İtirazımızın, ziyarete değil, ziyaretin sosyal medya da dahil her platformda paylaşılmasına olduğunu, ifade edelim ki bizi ziyaret düşmanı olarak görmeyin.

Bir makam sahibi, başka bir makam sahibini ziyaret edip, bunu boy boy resimlerle paylaşınca, bulunduğu makamda halkına daha iyi mi hizmet verir oldu da biz mi habersiz kaldık, bilemedim.

Yapılan nâzik ziyaretlerin her açıdan çekilmiş fotoğraflarının, sosyal medyada binlerce kişi tarafından beğenilmesi, Milletin evlatlarının dertlerinden hakkıyla haberdar olmaya imkân verdi de biz mi nankörlüğü seçtik, bilemedim.

İlgi ve alakanın göklere çıktığı bu nâzik ziyaretlerdeki samimi(!) pozların tarafları, milletin evlatlarına nasıl ilgi ve alaka gösterileceğini öğrendiler ve aynı ilgi ve alakayı Milletin evlatlarına da gösterdiler de biz mi kalbimizi kapattık, bilemedim.

Yapılan nâzik ziyaretlerin, buram buram karizma kokan görüntüleri, makam sahiplerinin tecrübe eksikliğini ortadan kaldırdı ve kurumlar ve kamu adına alınan bütün kararlar en isabetli kararlar oldu da biz mi mezara indik, bilemedim.

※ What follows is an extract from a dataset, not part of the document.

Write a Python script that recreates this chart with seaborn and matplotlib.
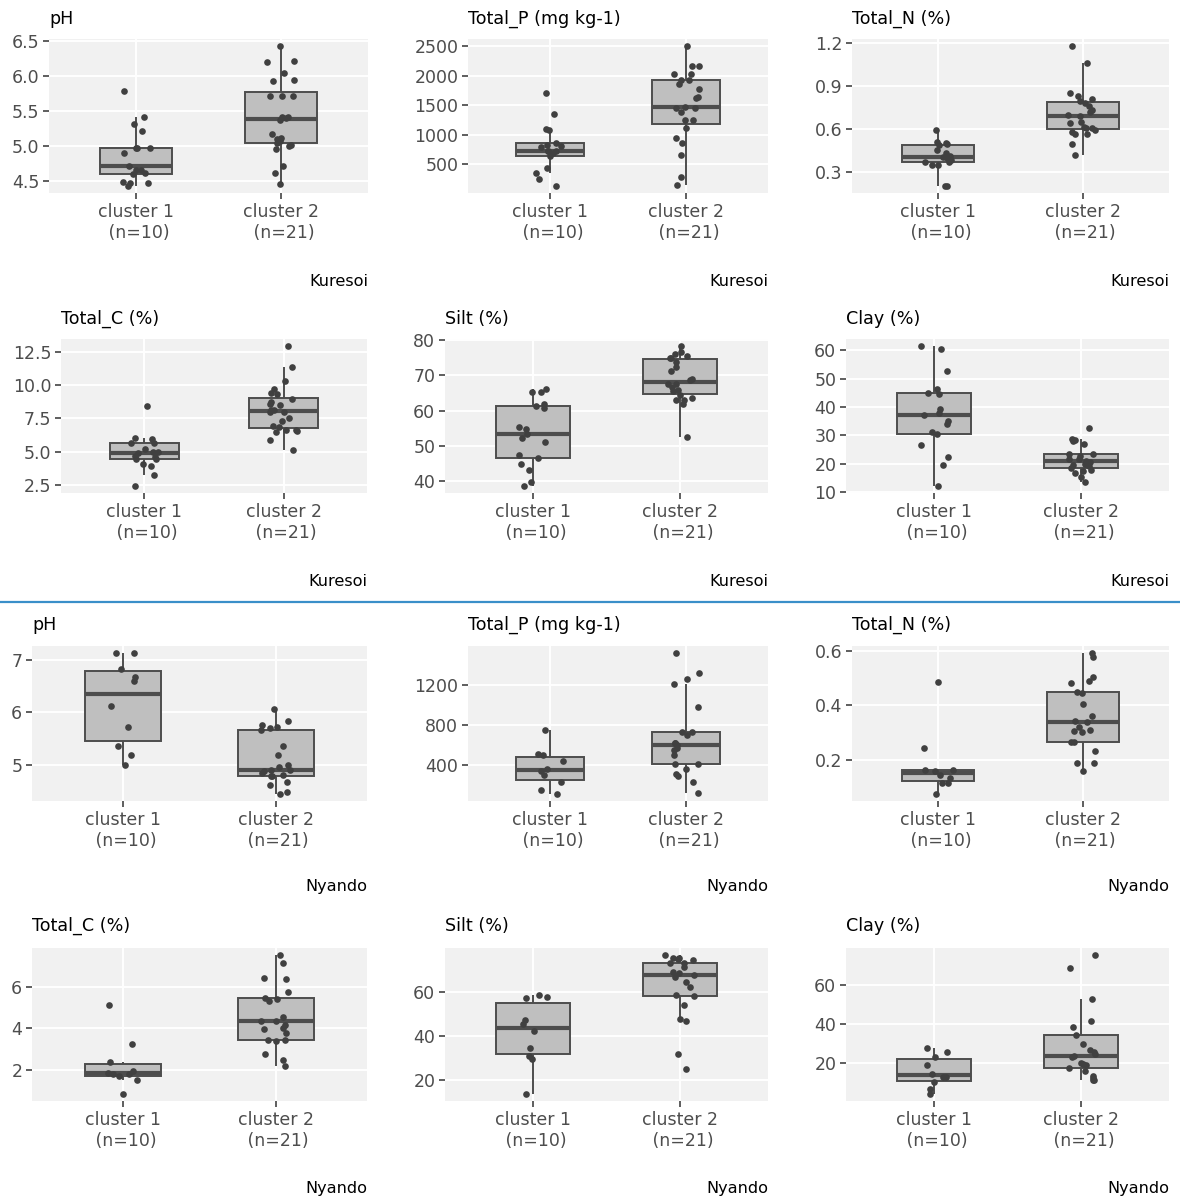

Bir makamın yeni işgali zamanlarında artan bu nâzik ziyaret görüntüleri, o makam sahibinin halkına hizmet için olmazsa olmaz şart idi de bize o kadar ilkesel yönetim kitabını boşuna mı okuttular, bilemedim.

Bu nâzik ziyaretlerin paylaşılan görüntülerinin arkasında ayrı bir güç gösterisinin olduğuna, bak ben bu kişiyi de tanıyorum, mesajı verdiğine ilişkin hüküm verebilmek için, bu nâzik ziyaret sahipleri ile sıkı fıkı bir ilişkinin olması lazımdır. Böyle bir tespit ile vebale kapı aralamayalım.

Sosyal medyadaki mesaj trafiğinde hatırı sayılır bir yeri olan bu nâzik ziyaretlerin, devlete katkısının akademik bir araştırma ile tespit edilmesi, belki bizim yukarıdaki kuşkularımızı ortadan kaldırabilir.

Çok görünmenin, çok çalışan olduğuna yönelik bir algı oluşturmaya katkı sağladığını düşünüyorsak, diyeceğimiz şudur:

“Her yerde çok görünen, bir tek görev yerinde görünmez. Görev yerinde görünmeyenin, işini tam yaptığına inanıyorsak, sosyal medya çağının tatlı zehrinden tatmışızdır, demektir.”

Geçmiş olsun.

Geçer mi?

İmaj oluşturmanın bu tür samimiyetsiz yöntemlerinden, kendimize yetkinlik devşirmeye devam ettiğimiz müddetçe, geçmez.

Yazımızı, ziyaretin kıymeti ile bitirelim:

Allah için yapılan, arkasında hiçbir menfaat beklentisi olmayan ziyaretlerin mükafatı, Allah’a mâlumdur.

Böyle bir ziyaretin görüntülerini paylaşan kişi ise sahte bir imaja mahkumdur. Allah kurtarsın!